A recruit wants initiation into the Cult of the Marquis?
First you must prove you are a true masochist. The padding on the headlight covers is to (heh, heh) soften the blow in case the initiation rite goes a bit awry. I’m sorry but I can’t reveal more except that it involves a crosswalk, a blindfold, and a virgin too young to have a driver’s license at the wheel…
To reach Mark V level you must buy 2000 miles worth of gasoline ( premium, natch) for the car while taking a summer vacation with your wife, two little kids , your mother-in-law and her poodle.
Looks like a still from the original the Stepford Wives.
(underrated, real slowburn ’70s quasi-horror flick)
Haha I was about to say the same thing
Whoa! I did not realize that the early 2000’s movie was a remake of an older film. Far out.
It’s a good movie, done as techno horror with a good creeping sense of unease, as compared to the campy (WTF?) remake.
Thematically, manages to hit both feminism and urban decay, so it’s as high-70s as the Mercury pictured here!
Craziest thing about the original The Stepford Wives – the copyright was assigned to drug maker Bristol-Myers, now Bristol-Myers-Squibb. It’s right there at the end of the credits.
Definitely cult. And when those headlights open up, whoever does not survive judgement will immediately burst into flames.
Like that scene in Indiana Jones with the Ark of the Covenant?

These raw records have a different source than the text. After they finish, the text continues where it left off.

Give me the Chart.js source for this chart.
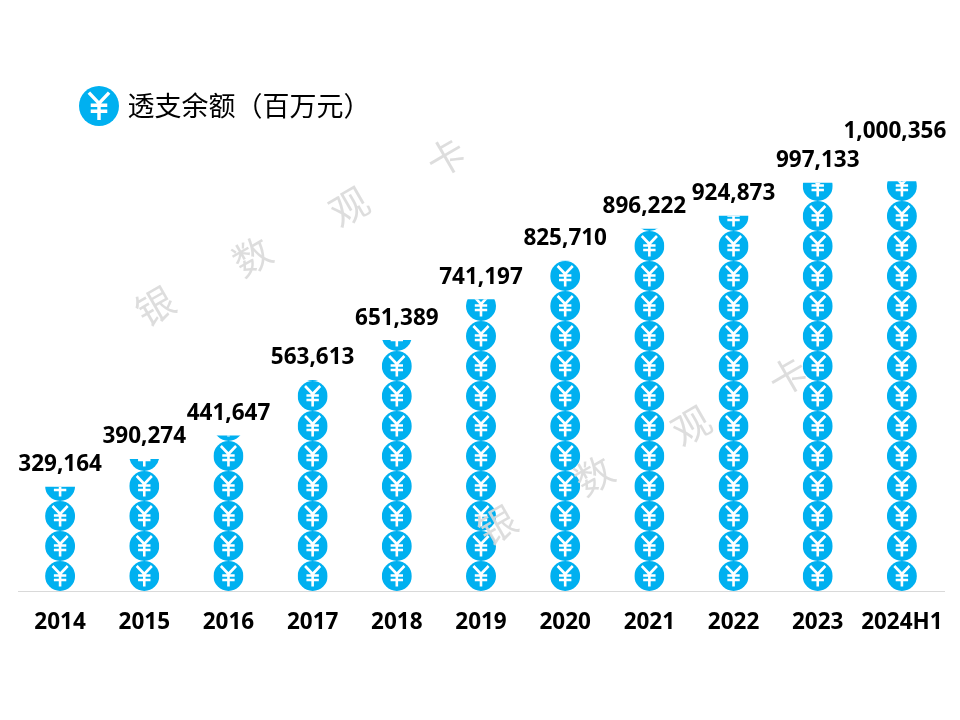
<!DOCTYPE html>
<html>
<head>
<meta charset="utf-8">
<style>
  html, body { margin: 0; background: #fff; }
  #wrap { width: 960px; height: 720px; }
</style>
<script src="https://cdn.jsdelivr.net/npm/chart.js@4"></script>
</head>
<body>
<div id="wrap"><canvas id="c" width="960" height="720"></canvas></div>
<script>
const categories = ['2014', '2015', '2016', '2017', '2018', '2019', '2020', '2021', '2022', '2023', '2024H1'];
const overdraft = [329164, 390274, 441647, 563613, 651389, 741197, 825710, 896222, 924873, 997133, 1000356];
const legendText = '透支余额（百万元）';
const watermark = ['银', '数', '观', '卡'];

const BLUE = '#00b0f0';
const numFont = 'bold 22.5px "Open Sans", "Noto Sans", sans-serif';
const cjkFont = '"Noto Sans CJK SC", sans-serif';
// the labels that sit off their bars in the original
const labelNudge = { '2021': [-5, 0], '2024H1': [-7, -28] };

function drawCoin(ctx, cx, cy, r) {
  const k = r / 15;
  ctx.save();
  ctx.fillStyle = BLUE;
  ctx.beginPath();
  ctx.arc(cx, cy, r, 0, Math.PI * 2);
  ctx.fill();
  ctx.strokeStyle = '#fff';
  ctx.lineWidth = 2.6 * k;
  ctx.beginPath();
  ctx.moveTo(cx - 7.6 * k, cy - 10 * k);
  ctx.lineTo(cx, cy - 2 * k);
  ctx.lineTo(cx + 7.6 * k, cy - 10 * k);
  ctx.moveTo(cx, cy - 2 * k);
  ctx.lineTo(cx, cy + 10.5 * k);
  ctx.moveTo(cx - 6.2 * k, cy - 0.5 * k);
  ctx.lineTo(cx + 6.2 * k, cy - 0.5 * k);
  ctx.moveTo(cx - 6.2 * k, cy + 4 * k);
  ctx.lineTo(cx + 6.2 * k, cy + 4 * k);
  ctx.stroke();
  ctx.restore();
}

const coinBars = {
  id: 'coinBars',
  afterDatasetsDraw(chart) {
    const ctx = chart.ctx;
    const bars = chart.getDatasetMeta(0).data;
    bars.forEach((bar, i) => {
      const w = bar.width;
      const left = bar.x - w / 2;
      ctx.save();
      ctx.beginPath();
      ctx.rect(left, bar.y, w, bar.base - bar.y);
      ctx.clip();
      // stack coins upward from the baseline, clipped at the bar's value
      for (let y = bar.base - w / 2; y + w / 2 > bar.y; y -= w) {
        drawCoin(ctx, bar.x, y, w / 2);
      }
      ctx.restore();

      const nudge = labelNudge[categories[i]] || [0, 0];
      ctx.save();
      ctx.font = numFont;
      ctx.fillStyle = '#000';
      ctx.textAlign = 'center';
      ctx.textBaseline = 'middle';
      ctx.fillText(overdraft[i].toLocaleString('en-US'), bar.x + nudge[0], bar.y - 22 + nudge[1]);
      ctx.restore();
    });

    // legend
    drawCoin(ctx, 99, 106, 20);
    ctx.save();
    ctx.font = '27px ' + cjkFont;
    ctx.fillStyle = '#000';
    ctx.textBaseline = 'middle';
    ctx.fillText(legendText, 127.5, 106);
    ctx.restore();

    // watermark runs
    [[155, 306], [497, 525]].forEach(start => {
      watermark.forEach((ch, j) => {
        ctx.save();
        ctx.translate(start[0] + j * 97, start[1] - j * 49.7);
        ctx.rotate(-Math.PI / 6);
        ctx.font = '38px ' + cjkFont;
        ctx.fillStyle = 'rgba(217,217,217,0.9)';
        ctx.textAlign = 'center';
        ctx.textBaseline = 'middle';
        ctx.fillText(ch, 0, 0);
        ctx.restore();
      });
    });
  }
};

new Chart(document.getElementById('c'), {
  type: 'bar',
  data: {
    labels: categories,
    datasets: [{
      data: overdraft,
      base: 100000,
      backgroundColor: 'rgba(0,0,0,0)',
      barThickness: 30
    }]
  },
  options: {
    responsive: false,
    animation: false,
    layout: { padding: { left: 18, right: 16, top: 136, bottom: 66 } },
    plugins: { legend: { display: false }, tooltip: { enabled: false } },
    scales: {
      x: {
        // the wide last label must not push the plot edge in
        afterFit(scale) { scale.paddingLeft = 0; scale.paddingRight = 0; },
        grid: { display: false, drawTicks: false },
        border: { color: '#d9d9d9', width: 1 },
        ticks: { color: '#000', font: { family: '"Open Sans", "Noto Sans", sans-serif', size: 22.5, weight: 'bold' }, padding: 18, maxRotation: 0, autoSkip: false }
      },
      y: {
        display: false,
        min: 100000,
        max: 1100000
      }
    }
  },
  plugins: [coinBars]
});
</script>
</body>
</html>
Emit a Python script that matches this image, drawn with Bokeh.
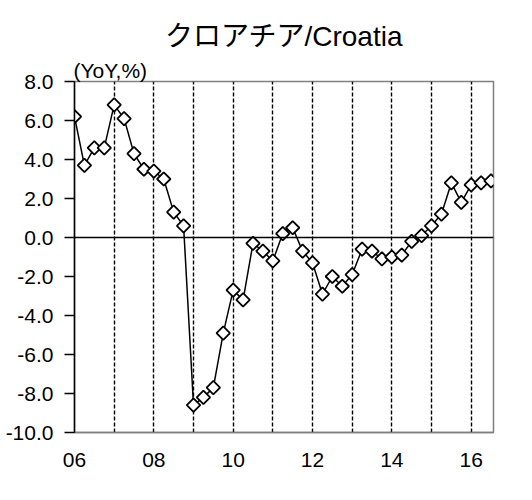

Eh, not quite a cult. She is the wife of a fast rising Illinois politician currently running for governor, but with his sights set clearly on the White House. What he doesn’t know is that he married a succubus who is using her demonic powers to give him the illusion of charisma and wisdom that many voters fall for. Once she achieves her goal of putting hubby in the Oval Office, she will use her powers to control him and Congress to enact laws and wage wars to prep the world for the end times. People’s rights will be trampled, dictators will engage in battle, the world will burn like never before!!!
That sounds pretty tame for Illinois
Had I been drinking coffee, you would owe me a keyboard.
Illinois Citizens: “That’s a platform we can get behind. You’ve got our vote!”
Cindy Stortzum?
She’s not from Illinois, she’s from Downstate Eastern Illinois, which is just western Indiana, but you can buy pot and get an abortion.
Nah. Denny Hastert drove a Lincoln back then. Our neighbors were friends with him.
ultimately Big Jim Thompson realized that the grift to be had in Illinois was in fact sufficient, no national office needed. For God’s sake, he established a ‘Foreign Commerce Office’ and insisted he take all the meetings himself, in person, in every overseas country worth going to
Since this offering is also from the Lincoln-Mercury Division (as was the Mercury Cougar from last week) and both featured models that seemed “cult like” I’m wondering if both the Marquis and Cougar print ads came from the same advertising agency?
Same compound, same cult
They did, Kenyon & Eckert. Fun fact: Henry Ford II’s third wife was a Cougar ad model.